A garden ideally is a continuation; a place in conversation with the things that happened previously in that space and the surrounding spaces. The metaphor I have been thinking about recently is of the garden as a palimpsest because it feels like so much of my effort is currently spent trying to erase the mistakes of the people who gardened here before me. I think about a young Robert Rauschenberg in 1953, still relatively unknown, approaching the famous and successful Willem de Kooning and asking for a drawing that he could erase. de Kooning agreed but gave Rauschenberg a large mixed-media work, one he picked specifically because he knew it would be difficult to erase. Rauschenberg spent weeks trying to erase the drawing and hints of what the drawing was are still visible in the completed erasure. Rauschenberg didn’t paint or draw over the erased de Kooning, the erasure was the work itself, and he exhibited Erased de Kooning Drawing (1953) in a gilt frame. I try to remind myself that I am not only erasing and that the gardening doesn’t end when the Cinnamon Vine is gone.

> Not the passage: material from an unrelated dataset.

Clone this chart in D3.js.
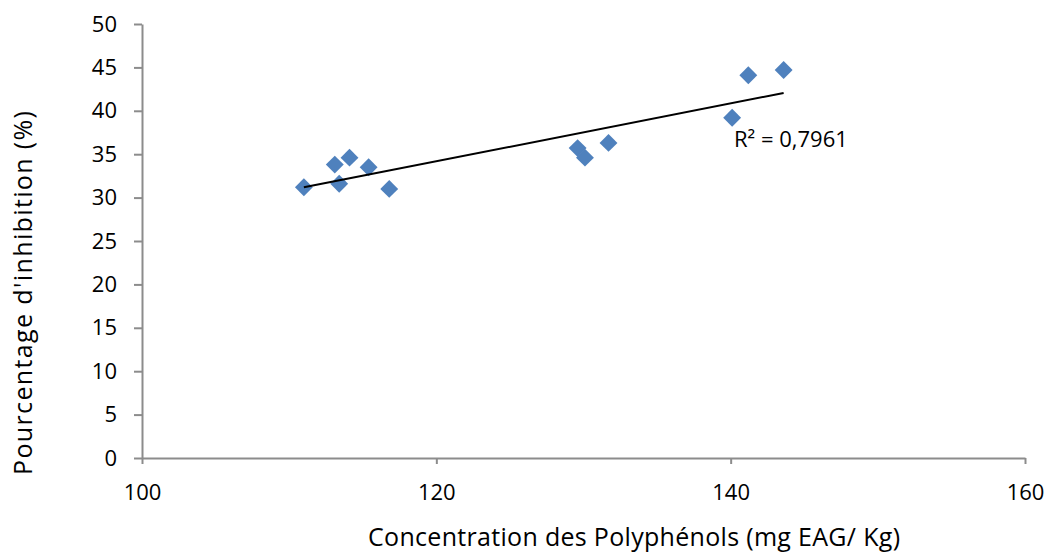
<!DOCTYPE html>
<html>
<head>
<meta charset="utf-8">
<script src="https://cdn.jsdelivr.net/npm/d3@7"></script>
<style>
  body { margin: 0; background: #fff; }
  text { font-family: "Open Sans", "Liberation Sans", sans-serif; fill: #000; }
</style>
</head>
<body>
<svg id="chart" width="1047" height="556"></svg>
<script>
// polyphenol concentration (mg EAG/Kg) vs inhibition (%)
var concentration = [111.0, 113.1, 114.1, 113.4, 115.4, 116.8, 129.6, 130.1, 131.7, 140.1, 141.2, 143.6];
var inhibition = [31.2, 33.8, 34.6, 31.6, 33.5, 31.0, 35.7, 34.6, 36.3, 39.2, 44.1, 44.7];
var xTicks = [100, 120, 140, 160];
var yTicks = [0, 5, 10, 15, 20, 25, 30, 35, 40, 45, 50];
var r2Label = "R² = 0,7961";

var svg = d3.select("#chart");

var x = d3.scaleLinear().domain([100, 160]).range([142, 1025]);
var y = d3.scaleLinear().domain([0, 50]).range([458, 24]);

var points = concentration.map(function (c, i) { return { x: c, y: inhibition[i] }; });

// axes
var yAxis = svg.append("g")
  .attr("transform", "translate(142,0)")
  .call(d3.axisLeft(y).tickValues(yTicks).tickSize(8).tickSizeOuter(0).tickPadding(17));

var xAxis = svg.append("g")
  .attr("transform", "translate(0,458)")
  .call(d3.axisBottom(x).tickValues(xTicks).tickSize(6).tickSizeOuter(0).tickPadding(20));

[yAxis, xAxis].forEach(function (a) {
  a.select(".domain").attr("stroke", "#8c8c8c").attr("stroke-width", 2);
  a.selectAll(".tick line").attr("stroke", "#8c8c8c").attr("stroke-width", 2);
  a.selectAll(".tick text").attr("font-size", 22).style("font-family", "'Open Sans', sans-serif").attr("fill", "#000");
});

// markers
svg.append("g")
  .selectAll("path")
  .data(points)
  .enter().append("path")
  .attr("d", d3.symbol().type(d3.symbolSquare).size(160))
  .attr("transform", function (d) { return "translate(" + x(d.x) + "," + y(d.y) + ") rotate(45)"; })
  .attr("fill", "#4f81bd");

// linear trend (least squares from the points)
var mx = d3.mean(concentration), my = d3.mean(inhibition);
var sxy = d3.sum(points, function (d) { return (d.x - mx) * (d.y - my); });
var sxx = d3.sum(points, function (d) { return (d.x - mx) * (d.x - mx); });
var slope = sxy / sxx, icpt = my - slope * mx;
var xExt = d3.extent(concentration);

svg.append("line")
  .attr("x1", x(xExt[0])).attr("y1", y(icpt + slope * xExt[0]))
  .attr("x2", x(xExt[1])).attr("y2", y(icpt + slope * xExt[1]))
  .attr("stroke", "#000").attr("stroke-width", 2);

svg.append("text")
  .attr("x", 734).attr("y", 147)
  .attr("font-size", 22)
  .text(r2Label);

// titles
svg.append("text")
  .attr("x", 634).attr("y", 546)
  .attr("text-anchor", "middle")
  .attr("font-size", 25)
  .attr("textLength", 532)
  .text("Concentration des Polyphénols (mg EAG/ Kg)");

svg.append("text")
  .attr("transform", "translate(32,293) rotate(-90)")
  .attr("text-anchor", "middle")
  .attr("font-size", 25)
  .attr("textLength", 364)
  .text("Pourcentage d'inhibition (%)");
</script>
</body>
</html>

I have been trying to add more sculptural elements to my garden; I think this is from an impulse to make it read as more of an art project. The significance of the gestures already present in the garden aren't obvious ones to the outside observer; most of what is here now is still mostly for my own benefit. Most of the flowers and vegetables in my raised beds this year were given to me by friends who had grown too many starts or who'd had too many volunteers in their beds; they are gifts and I think fondly of the people who gave them to me every time I water them. The rosemary I planted when I moved in almost three years ago is already waist-high and four feet in diameter; I've used rosemary to mark my place in the world; it has always meant home to me (see Unbearable Weight #022). It grows slowly, and sometimes it seems like it isn't growing at all, but it's scrappy and it endures.
I would like to thank the filmmakers behind the 2012 film Stolen for offering a contrapositive proof to my assertion that being an artist does not require the creation of a salable work of art by creating a cultural object which brought in eighteen million dollars and is totally devoid of artistic merit or ambition.